A fine Toccoa River brown trout
Still they are alive with gobbling turkeys and singing birdlife when river guide Hunter Barnes launches his drift boat down a steep bank to the benign Toccoa. I'm fishing out of an old railway town called, if you can believe it, Blue Ridge, and Hunter has rigged me with a Copper John under a rubber-legged stone fly nymph. The strike indicator is a hopper imitation called a Chubby. We drift along under a budding canopy of southern trees that I don't know the names of, casting and mending the flies through the glides and beneath over-hanging bushes. After two blown strikes, I finally get a hook-up.
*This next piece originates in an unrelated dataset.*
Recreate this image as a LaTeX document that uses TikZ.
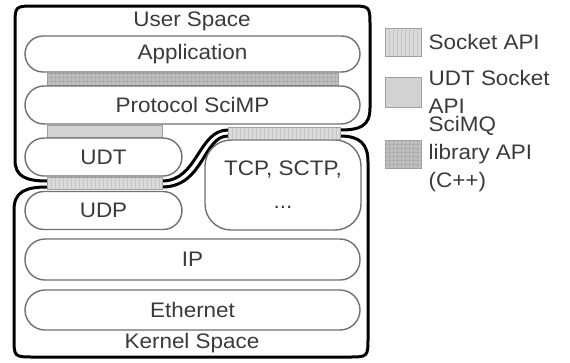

A stocker rainbow and now that I've got my striking rhythm down, many more follow until the guide holds the boat alongside a scour where the Toccoa drops over a little shoal. The indicator twitches and I raise the rod tip. The weight at the end of the line and a golden flash tells me this is no hold-over rainbow. When the dealing is finally done a wild 16-inch brown trout slides into Hunter’s net to be admired, photographed and released. The day’s tally is 19 trout and a bonus smallmouth bass.
The Tumbling Noontoola
While Georgia’s big trout waters are nice, they exist because of the intervening hand of man. It is, however, the little brooks that come tumbling out of the mountains, through cool tunnels of leafy rhododendron bushes, where the mythology of southern trout fishing was created. Tiny, exquisite creeks at the extreme edge of the trout universe, surviving where no cold water critter should rightly be. Many in the Smoky Mountains National Park and in some of the higher Georgia trickles still have surviving native brook trout. Noontoola Creek, which comes rushing out of the Chattahoochee National Forest near the southern terminus of the great Appalachian Trail, somewhere along the way lost its brookies and have now been replaced with feisty rainbows. The creek has a minimum 16-inch retention limit meaning it’s in reality a catch and release water.
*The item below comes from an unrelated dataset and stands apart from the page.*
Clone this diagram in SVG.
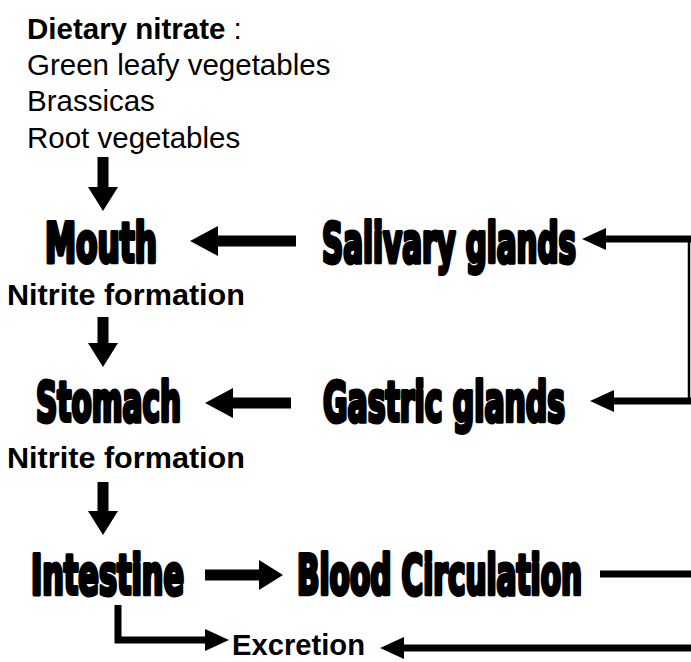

Noontoola Creek, a Blue Ridge Mountains classic
The idea of frying any of these precious little specimens is the furthest from my mind, when I pull the rental off the U.S. Forest Service track that twists and turns up Winding Stair Gap. The sweet serenade of a singing creek hits my ears as soon as I open the door. This is National Forest property so getting on is not an issue but further down the drainage where the Noontoola flows through agricultural bottom land access is strictly private. I knot on an Elk Hair Caddis dry fly and suspend a Hare’s Ear nymph below it. Here the creek’s descent is rapid, curling around bounders and under leafy over-hangs. Classic small stream, stair-case pocket water where back-casting room is minimal and flips and flops are how you progress upstream. Somehow you make it work. At the first pool, where the creek spills over a rock barrier, the Elk Hair twitches and I set the hook. The rainbow punches above its weight. Eventually the spine of my fly rod breaks its spirit and the little male slides into the net to be unhooked, admired and released - a true Southern Gentleman. So it continued for the next four hours as I worked my way up the gap.
Hilton Head-banger
Like I said, Georgia is a state of contrasts and contradictions. In the north the woods are full of black bears and cosmic little wild trout streams. However, where the Savannah River meets the Atlantic Ocean there’s a matrix of creeks, canals and sea grass that extends from South Carolina almost to Florida known locally as the Low Country.
The quixotic colonial city of Savannah - with its shady live oaks, dazzling azaleas and meticulously laid-out squares - is a frozen-in-time architectural masterpiece. I've come to this pleasant corner of Georgia for that few hours each day when the pull of the moon causes sea water to surge into the grass, making it possible for flats guide Mark Nutting to poll his skiff in pursuit of the tailing redfish brought in by the rising tide. We're north of the Savannah River with Hilton Head Island in the distance, so technically this is South Carolina.
Hilton Head Island redfish
The flat is as wild and empty and quiet as when Blackbeard the pirate once pillaged here. That is until the crackle of an F-18 fighter taking off from the Marine base on Parris Island snaps you back to reality. There’s a pink tail with a spot poking out of a pocket in the grass but I blow the cast and the redfish evaporates. We work the grass until a squall kicks up and we have to run. It’s getting late now and the tide is in full ebb but Mark knows a last chance oyster bed up Harbour River. It’s blind casting now and the skiff keeps running aground. I load up my 8-weight fly rod and fire a Loco Crab at a grassy point and something big slams it on the first twitch. My Hilton Head-banger departs in a hurry. I discover oyster beds are not the best places to fight a large and angry fish. Somehow the 0X tippet doesn’t get sawed off in the tussle and soon the guide scoops the big redfish in his net. Yes!
Travel Tips
Fly fishing getaways to Georgia or other exotic destinations are a great was to beat the winter blahs. That is especially true when you can combine a little sight-seeing, fine dining, entertainment and a few quality days on the water. Access is always an issue when traveling to new territory for a short period of time and I suggest, if it fits your budget, hire a guide. It is a way of flattening the learning curve and I was glad that I did for two of my Georgia angling experiences. You forfeit some of your angling autonomy but, then again, you'll boat more fish and get on water you wouldn't otherwise have a shot at. Life is all about compromises.
Having travel-friendly tackle - especially rods that will pack away in the bottom of a duffle - is another way of lessoning you anxiety. Doing your homework beforehand and planning your movements on the ground also takes away a lot of angst. Remember, you're never going to be able to see and experience everything. So narrow focus on what you feel is important and be willing to roll with the punches.